▶ [DIRECTIONS]
Set all the material down again unchanged, without the pictures.

□ □ □

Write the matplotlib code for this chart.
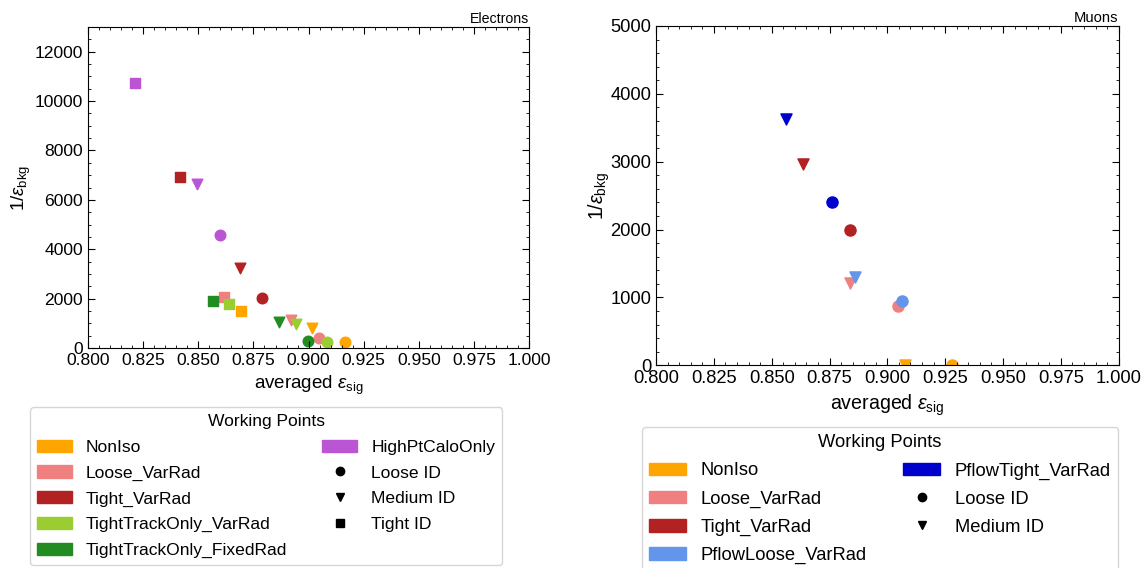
import numpy as np
import matplotlib
matplotlib.use('Agg')
from matplotlib import pyplot as plt
from matplotlib.patches import Patch
from matplotlib.lines import Line2D
from matplotlib.ticker import MultipleLocator

plt.rcParams['font.family'] = ['Liberation Sans', 'DejaVu Sans']
plt.rcParams['mathtext.fontset'] = 'custom'
plt.rcParams['mathtext.rm'] = 'Liberation Sans'
plt.rcParams['mathtext.it'] = 'Liberation Sans:italic'

# electrons: (efficiency, 1/eff_bkg) per isolation WP and ID WP
el_wps = ['NonIso', 'Loose_VarRad', 'Tight_VarRad', 'TightTrackOnly_VarRad',
          'TightTrackOnly_FixedRad', 'HighPtCaloOnly']
el_colors = ['orange', 'lightcoral', 'firebrick', 'yellowgreen',
             'forestgreen', 'mediumorchid']
el_eff_loose = [0.9166, 0.9045, 0.8787, 0.9084, 0.8998, 0.8600]
el_rej_loose = [231, 394, 2029, 256, 296, 4586]
el_eff_medium = [0.9015, 0.8919, 0.8687, 0.8944, 0.8867, 0.8494]
el_rej_medium = [824, 1136, 3235, 986, 1043, 6656]
el_eff_tight = [0.8692, 0.8615, 0.8417, 0.8638, 0.8568, 0.8213]
el_rej_tight = [1502, 2070, 6940, 1773, 1920, 10714]

# muons
mu_wps = ['NonIso', 'Loose_VarRad', 'Tight_VarRad', 'PflowLoose_VarRad',
          'PflowTight_VarRad']
mu_colors = ['orange', 'lightcoral', 'firebrick', 'cornflowerblue', 'mediumblue']
mu_eff_loose = [0.9278, 0.9045, 0.8837, 0.9062, 0.8762]
mu_rej_loose = [3, 878, 1993, 943, 2400]
mu_eff_medium = [0.9077, 0.8839, 0.8634, 0.8859, 0.8561]
mu_rej_medium = [5, 1217, 2965, 1305, 3627]

id_names = ['Loose ID', 'Medium ID', 'Tight ID']
id_markers = ['o', 'v', 's']


def style_axes(ax, ymax, ymajor, yminor, fs, ylab_x):
    ax.set_xlim(0.8, 1.0)
    ax.set_ylim(0, ymax)
    ax.xaxis.set_major_locator(MultipleLocator(0.025))
    ax.xaxis.set_minor_locator(MultipleLocator(0.005))
    ax.yaxis.set_major_locator(MultipleLocator(ymajor))
    ax.yaxis.set_minor_locator(MultipleLocator(yminor))
    ax.tick_params(which='both', direction='in', top=True, right=True,
                   labelsize=fs)
    ax.tick_params(which='major', length=5)
    ax.tick_params(which='minor', length=2.5)
    ax.set_xlabel(r'averaged $\epsilon_{\mathrm{sig}}$', fontsize=fs*1.07)
    ax.set_ylabel(r'1/$\epsilon_{\mathrm{bkg}}$', fontsize=fs*1.07)
    ax.yaxis.set_label_coords(ylab_x, 0.5)


def make_legend(ax, wps, colors, ids, anchor, fs):
    handles = [Patch(color=c, label=w) for w, c in zip(wps, colors)]
    for i in ids:
        handles.append(Line2D([], [], ls='none', marker=id_markers[i],
                              color='black', label=id_names[i]))
    ax.legend(handles=handles, title='Working Points', ncol=2,
              loc='upper left', bbox_to_anchor=anchor, borderaxespad=0,
              bbox_transform=ax.figure.transFigure, labelspacing=0.6,
              fontsize=fs, title_fontsize=fs)


fig = plt.figure(figsize=(11.48, 5.68), dpi=100)
ax1 = fig.add_axes([0.0767, 0.3873, 0.3842, 0.5651])
ax2 = fig.add_axes([0.5714, 0.3569, 0.4031, 0.5974])

fs1 = 12.6
fs2 = 13.2

for i in range(len(el_wps)):
    c = el_colors[i]
    ax1.scatter(el_eff_loose[i], el_rej_loose[i], marker='o', color=c, s=58)
    ax1.scatter(el_eff_medium[i], el_rej_medium[i], marker='v', color=c, s=58)
    ax1.scatter(el_eff_tight[i], el_rej_tight[i], marker='s', color=c, s=58)
style_axes(ax1, 13000, 2000, 500, fs1, -0.125)
ax1.set_title('Electrons', loc='right', fontsize=10.2, pad=3)
make_legend(ax1, el_wps, el_colors, [0, 1, 2], (30/1148, 1-407/568), fs1)

for i in range(len(mu_wps)):
    c = mu_colors[i]
    ax2.scatter(mu_eff_loose[i], mu_rej_loose[i], marker='o', color=c, s=64)
    ax2.scatter(mu_eff_medium[i], mu_rej_medium[i], marker='v', color=c, s=64)
style_axes(ax2, 5000, 1000, 200, fs2, -0.095)
ax2.set_title('Muons', loc='right', fontsize=10.6, pad=3)
make_legend(ax2, mu_wps, mu_colors, [0, 1], (642/1148, 1-427/568), fs2)

fig.savefig('out.png', dpi=100)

□ □ □

▶ [TASK RESULT]
Write the matplotlib code for this chart.
import numpy as np
import matplotlib
matplotlib.use('Agg')
from matplotlib import pyplot as plt
from matplotlib.patches import Patch
from matplotlib.lines import Line2D
from matplotlib.ticker import MultipleLocator

plt.rcParams['font.family'] = ['Liberation Sans', 'DejaVu Sans']
plt.rcParams['mathtext.fontset'] = 'custom'
plt.rcParams['mathtext.rm'] = 'Liberation Sans'
plt.rcParams['mathtext.it'] = 'Liberation Sans:italic'

# electrons: (efficiency, 1/eff_bkg) per isolation WP and ID WP
el_wps = ['NonIso', 'Loose_VarRad', 'Tight_VarRad', 'TightTrackOnly_VarRad',
          'TightTrackOnly_FixedRad', 'HighPtCaloOnly']
el_colors = ['orange', 'lightcoral', 'firebrick', 'yellowgreen',
             'forestgreen', 'mediumorchid']
el_eff_loose = [0.9166, 0.9045, 0.8787, 0.9084, 0.8998, 0.8600]
el_rej_loose = [231, 394, 2029, 256, 296, 4586]
el_eff_medium = [0.9015, 0.8919, 0.8687, 0.8944, 0.8867, 0.8494]
el_rej_medium = [824, 1136, 3235, 986, 1043, 6656]
el_eff_tight = [0.8692, 0.8615, 0.8417, 0.8638, 0.8568, 0.8213]
el_rej_tight = [1502, 2070, 6940, 1773, 1920, 10714]

# muons
mu_wps = ['NonIso', 'Loose_VarRad', 'Tight_VarRad', 'PflowLoose_VarRad',
          'PflowTight_VarRad']
mu_colors = ['orange', 'lightcoral', 'firebrick', 'cornflowerblue', 'mediumblue']
mu_eff_loose = [0.9278, 0.9045, 0.8837, 0.9062, 0.8762]
mu_rej_loose = [3, 878, 1993, 943, 2400]
mu_eff_medium = [0.9077, 0.8839, 0.8634, 0.8859, 0.8561]
mu_rej_medium = [5, 1217, 2965, 1305, 3627]

id_names = ['Loose ID', 'Medium ID', 'Tight ID']
id_markers = ['o', 'v', 's']


def style_axes(ax, ymax, ymajor, yminor, fs, ylab_x):
    ax.set_xlim(0.8, 1.0)
    ax.set_ylim(0, ymax)
    ax.xaxis.set_major_locator(MultipleLocator(0.025))
    ax.xaxis.set_minor_locator(MultipleLocator(0.005))
    ax.yaxis.set_major_locator(MultipleLocator(ymajor))
    ax.yaxis.set_minor_locator(MultipleLocator(yminor))
    ax.tick_params(which='both', direction='in', top=True, right=True,
                   labelsize=fs)
    ax.tick_params(which='major', length=5)
    ax.tick_params(which='minor', length=2.5)
    ax.set_xlabel(r'averaged $\epsilon_{\mathrm{sig}}$', fontsize=fs*1.07)
    ax.set_ylabel(r'1/$\epsilon_{\mathrm{bkg}}$', fontsize=fs*1.07)
    ax.yaxis.set_label_coords(ylab_x, 0.5)


def make_legend(ax, wps, colors, ids, anchor, fs):
    handles = [Patch(color=c, label=w) for w, c in zip(wps, colors)]
    for i in ids:
        handles.append(Line2D([], [], ls='none', marker=id_markers[i],
                              color='black', label=id_names[i]))
    ax.legend(handles=handles, title='Working Points', ncol=2,
              loc='upper left', bbox_to_anchor=anchor, borderaxespad=0,
              bbox_transform=ax.figure.transFigure, labelspacing=0.6,
              fontsize=fs, title_fontsize=fs)


fig = plt.figure(figsize=(11.48, 5.68), dpi=100)
ax1 = fig.add_axes([0.0767, 0.3873, 0.3842, 0.5651])
ax2 = fig.add_axes([0.5714, 0.3569, 0.4031, 0.5974])

fs1 = 12.6
fs2 = 13.2

for i in range(len(el_wps)):
    c = el_colors[i]
    ax1.scatter(el_eff_loose[i], el_rej_loose[i], marker='o', color=c, s=58)
    ax1.scatter(el_eff_medium[i], el_rej_medium[i], marker='v', color=c, s=58)
    ax1.scatter(el_eff_tight[i], el_rej_tight[i], marker='s', color=c, s=58)
style_axes(ax1, 13000, 2000, 500, fs1, -0.125)
ax1.set_title('Electrons', loc='right', fontsize=10.2, pad=3)
make_legend(ax1, el_wps, el_colors, [0, 1, 2], (30/1148, 1-407/568), fs1)

for i in range(len(mu_wps)):
    c = mu_colors[i]
    ax2.scatter(mu_eff_loose[i], mu_rej_loose[i], marker='o', color=c, s=64)
    ax2.scatter(mu_eff_medium[i], mu_rej_medium[i], marker='v', color=c, s=64)
style_axes(ax2, 5000, 1000, 200, fs2, -0.095)
ax2.set_title('Muons', loc='right', fontsize=10.6, pad=3)
make_legend(ax2, mu_wps, mu_colors, [0, 1], (642/1148, 1-427/568), fs2)

fig.savefig('out.png', dpi=100)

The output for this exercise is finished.